We present a survey of the formaldehyde emission in a sample of eight Class 0 protostars obtained with the IRAM and JCMT millimeter telescopes. The range of energies of the observed transitions allows us to probe the physical and chemical conditions across the protostellar envelopes. The data have been analyzed with three different: methods with increasing level of sophistication. We first analyze the observed emission in the LTE approximation, and derive rotational temperatures between 11 and 40 K, and column densities between 1 and 20 x 10(13) cm(-2). Second, we use a LVG code and derive higher kinetic temperatures, between 30 and 90 K, consistent with subthermally populated levels and densities from 1 to 6 x 10(5) cm(-3).
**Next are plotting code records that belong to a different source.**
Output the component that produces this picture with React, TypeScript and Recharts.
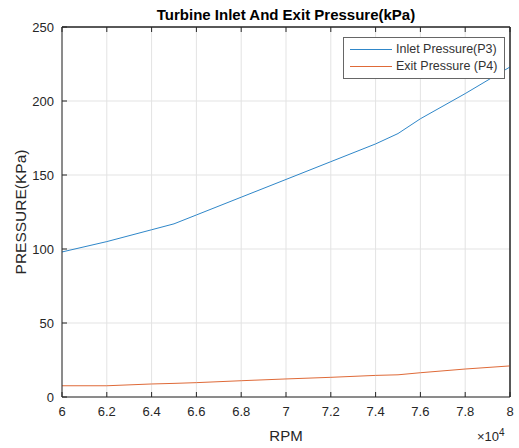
import React from 'react';
import { LineChart, Line, XAxis, YAxis, CartesianGrid, ReferenceLine } from 'recharts';

// RPM samples and pressure readings (kPa)
const rpm = [60000, 62000, 64000, 65000, 66000, 68000, 70000, 72000, 74000, 75000, 76000, 78000, 80000];
const inletPressure = [98, 105, 113, 117, 123, 135, 147, 159, 171, 178, 188, 205, 223];
const exitPressure = [7.6, 7.6, 8.8, 9.2, 9.7, 11, 12.2, 13.3, 14.6, 15, 16.4, 18.9, 21];

const xTicks = [60000, 62000, 64000, 66000, 68000, 70000, 72000, 74000, 76000, 78000, 80000];
const yTicks = [0, 50, 100, 150, 200, 250];

const seriesNames = ['Inlet Pressure(P3)', 'Exit Pressure (P4)'];
const seriesColors = ['#2f87c9', '#df6a38'];

const data = rpm.map((r, i) => ({ rpm: r, p3: inletPressure[i], p4: exitPressure[i] }));

const FONT = '"Liberation Sans", Arial, sans-serif';
const AXIS = '#262626';
const TEXT = '#262626';

// MATLAB style ticks point inward
const BottomTick = ({ x, y, payload }: any) => (
  <g>
    <line x1={x} y1={y} x2={x} y2={y - 5} stroke={AXIS} />
    <text x={x} y={y + 19} textAnchor="middle" fill={TEXT} fontSize={13} fontFamily={FONT}>
      {payload.value / 10000}
    </text>
  </g>
);

const TopTick = ({ x, y }: any) => <line x1={x} y1={y} x2={x} y2={y + 5} stroke={AXIS} />;

const LeftTick = ({ x, y, payload }: any) => (
  <g>
    <line x1={x} y1={y} x2={x + 5} y2={y} stroke={AXIS} />
    <text x={x - 8} y={y + 5} textAnchor="end" fill={TEXT} fontSize={13} fontFamily={FONT}>
      {payload.value}
    </text>
  </g>
);

const RightTick = ({ x, y }: any) => <line x1={x} y1={y} x2={x - 5} y2={y} stroke={AXIS} />;

const LegendBox = () => (
  <div
    style={{
      position: 'absolute',
      left: 343,
      top: 37,
      border: '1px solid #666',
      background: '#fff',
      padding: '3px 7px 3px 6px',
      fontFamily: FONT,
      fontSize: 12.5,
      color: '#333',
      lineHeight: '17px',
    }}
  >
    {seriesNames.map((name, i) => (
      <div key={name} style={{ display: 'flex', alignItems: 'center', whiteSpace: 'nowrap' }}>
        <div style={{ width: 42, height: 1, background: seriesColors[i], marginRight: 4 }} />
        <span>{name}</span>
      </div>
    ))}
  </div>
);

export default function App() {
  return (
    <div style={{ position: 'absolute', left: 0, top: 0, width: 519, height: 448, background: '#fff' }}>
      <div
        style={{
          position: 'absolute',
          left: 62,
          width: 448,
          top: 6,
          textAlign: 'center',
          fontFamily: FONT,
          fontWeight: 'bold',
          fontSize: 15,
          color: '#000',
        }}
      >
        Turbine Inlet And Exit Pressure(kPa)
      </div>
      <div
        style={{
          position: 'absolute',
          left: 21,
          top: 212,
          transform: 'translate(-50%, -50%) rotate(-90deg)',
          fontFamily: FONT,
          fontSize: 15.5,
          color: TEXT,
          whiteSpace: 'nowrap',
        }}
      >
        PRESSURE(KPa)
      </div>
      <div
        style={{
          position: 'absolute',
          left: 62,
          width: 448,
          top: 427,
          textAlign: 'center',
          fontFamily: FONT,
          fontSize: 15,
          color: TEXT,
        }}
      >
        RPM
      </div>
      <div style={{ position: 'absolute', left: 477, top: 427, fontFamily: FONT, fontSize: 13, color: TEXT }}>
        ×10<sup style={{ fontSize: 10 }}>4</sup>
      </div>
      <LineChart width={519} height={448} data={data} margin={{ top: 26, right: 8, left: 0, bottom: 0 }}>
        <CartesianGrid stroke="#e3e3e3" />
        <XAxis
          dataKey="rpm"
          type="number"
          domain={[60000, 80000]}
          ticks={xTicks}
          height={51}
          tickSize={0}
          tickMargin={0}
          tick={<BottomTick />}
          tickLine={false}
          axisLine={{ stroke: AXIS }}
          interval={0}
        />
        <XAxis
          xAxisId="top"
          dataKey="rpm"
          type="number"
          orientation="top"
          domain={[60000, 80000]}
          ticks={xTicks}
          height={1}
          tickSize={0}
          tickMargin={0}
          tick={<TopTick />}
          tickLine={false}
          axisLine={{ stroke: AXIS }}
          interval={0}
        />
        <YAxis
          type="number"
          domain={[0, 250]}
          ticks={yTicks}
          width={62}
          tickSize={0}
          tickMargin={0}
          tick={<LeftTick />}
          tickLine={false}
          axisLine={{ stroke: AXIS }}
          interval={0}
        />
        <YAxis
          yAxisId="right"
          type="number"
          orientation="right"
          domain={[0, 250]}
          ticks={yTicks}
          width={1}
          tickSize={0}
          tickMargin={0}
          tick={<RightTick />}
          tickLine={false}
          axisLine={{ stroke: AXIS }}
          interval={0}
        />
        <ReferenceLine x={80000} stroke={AXIS} ifOverflow="visible" />
        <ReferenceLine y={250} stroke={AXIS} ifOverflow="visible" />
        <Line
          type="linear"
          dataKey="p3"
          name={seriesNames[0]}
          stroke={seriesColors[0]}
          strokeWidth={1}
          dot={false}
          isAnimationActive={false}
        />
        <Line
          type="linear"
          dataKey="p4"
          name={seriesNames[1]}
          stroke={seriesColors[1]}
          strokeWidth={1}
          dot={false}
          isAnimationActive={false}
        />
      </LineChart>
      <LegendBox />
    </div>
  );
}
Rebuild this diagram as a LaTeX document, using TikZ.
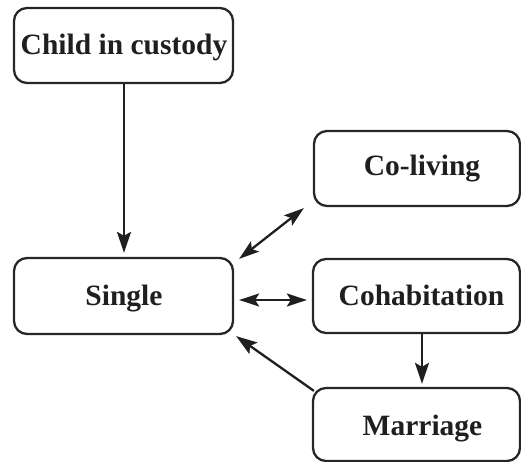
\documentclass[tikz,border=0pt]{standalone}
\usepackage{fontspec}
\setmainfont{Liberation Serif}
\usetikzlibrary{arrows.meta,calc}
\tikzset{
  box/.style={draw=black!85, line width=2.3pt, rounded corners=13pt, inner sep=0pt},
  lbl/.style={anchor=base, inner sep=0pt, font=\fontsize{29.5}{30}\selectfont\bfseries, text=black!88},
  conn/.style={draw=black!88, line width=2.3pt, -{Stealth[length=21pt,width=14pt,inset=4pt]}},
  dconn/.style={draw=black!88, line width=2.3pt, {Stealth[length=20pt,width=13pt,inset=4pt]}-{Stealth[length=20pt,width=13pt,inset=4pt]}}
}
\begin{document}
\begin{tikzpicture}[x=1pt,y=-1pt]
\useasboundingbox (0,0) rectangle (521,462);
\node[box, minimum width=219pt, minimum height=75pt] (child) at (123.5,45.5) {};
\node[box, minimum width=219pt, minimum height=76pt] (single) at (123.5,296) {};
\node[box, minimum width=206pt, minimum height=75pt] (coliving) at (417,168.5) {};
\node[box, minimum width=207pt, minimum height=74pt] (cohab) at (416.5,296) {};
\node[box, minimum width=207pt, minimum height=73pt] (marriage) at (416.5,424.5) {};
\node[lbl] (tchild) at (124,55) {Child in custody};
\node[lbl] (tsingle) at (124,305) {Single};
\node[lbl] (tcoliving) at (422,176) {Co-living};
\node[lbl] (tcohab) at (421.5,305) {Cohabitation};
\node[lbl] (tmarriage) at (422.5,435) {Marriage};
\draw[conn, shorten >=4pt] ($(child.south)+(0.5,0)$) -- ($(single.north)+(0.5,0)$);
\draw[dconn] ($(single.north east)+(5,2)$) -- ($(coliving.south west)+(-9,1)$);
\draw[dconn] ($(single.east)+(5,4)$) -- ($(cohab.west)+(-5,4)$);
\draw[conn, shorten >=3pt] ($(cohab.south)+(5.5,0)$) -- ($(marriage.north)+(5.5,0)$);
\draw[conn] ($(marriage.north west)+(2,4)$) -- ($(single.south east)+(2,1)$);
\end{tikzpicture}
\end{document}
The column densities from the LVG modeling are within a factor of 10 with respect to those derived in the LTE approximation. Finally, we analyze the observations based upon detailed models for the envelopes surrounding the protostars, using temperature and density profiles previously derived from continuum observations. We approximate the formaldehyde abundance across the envelope with a jump function, the jump occurring when the dust temperature reaches 100 K, the evaporation temperature of the grain mantles. The observed formaldehyde emission is well reproduced only if there is a jump of more than two orders of magnitude, in four sources. In the remaining four sources the data are consistent with a formaldehyde abundance jump, but the evidence is more marginal (less than or equal to2 sigma). The inferred inner H2CO abundance varies between 1 x 10(-8) and 6 x 10(-6). The absolute values of the jump in the H2CO abundance are uncertain by about one order of magnitude, because of the uncertainties in the density, ortho to para ratio, temperature and velocity profiles of the inner region, as well as the evaporation temperature of the ices. We discuss the implications of these jumps for our understanding of the origin and evolution of ices in low mass star forming regions. Finally, we give predictions for the submillimeter H2CO lines, which are particularly sensitive to the abundance jumps.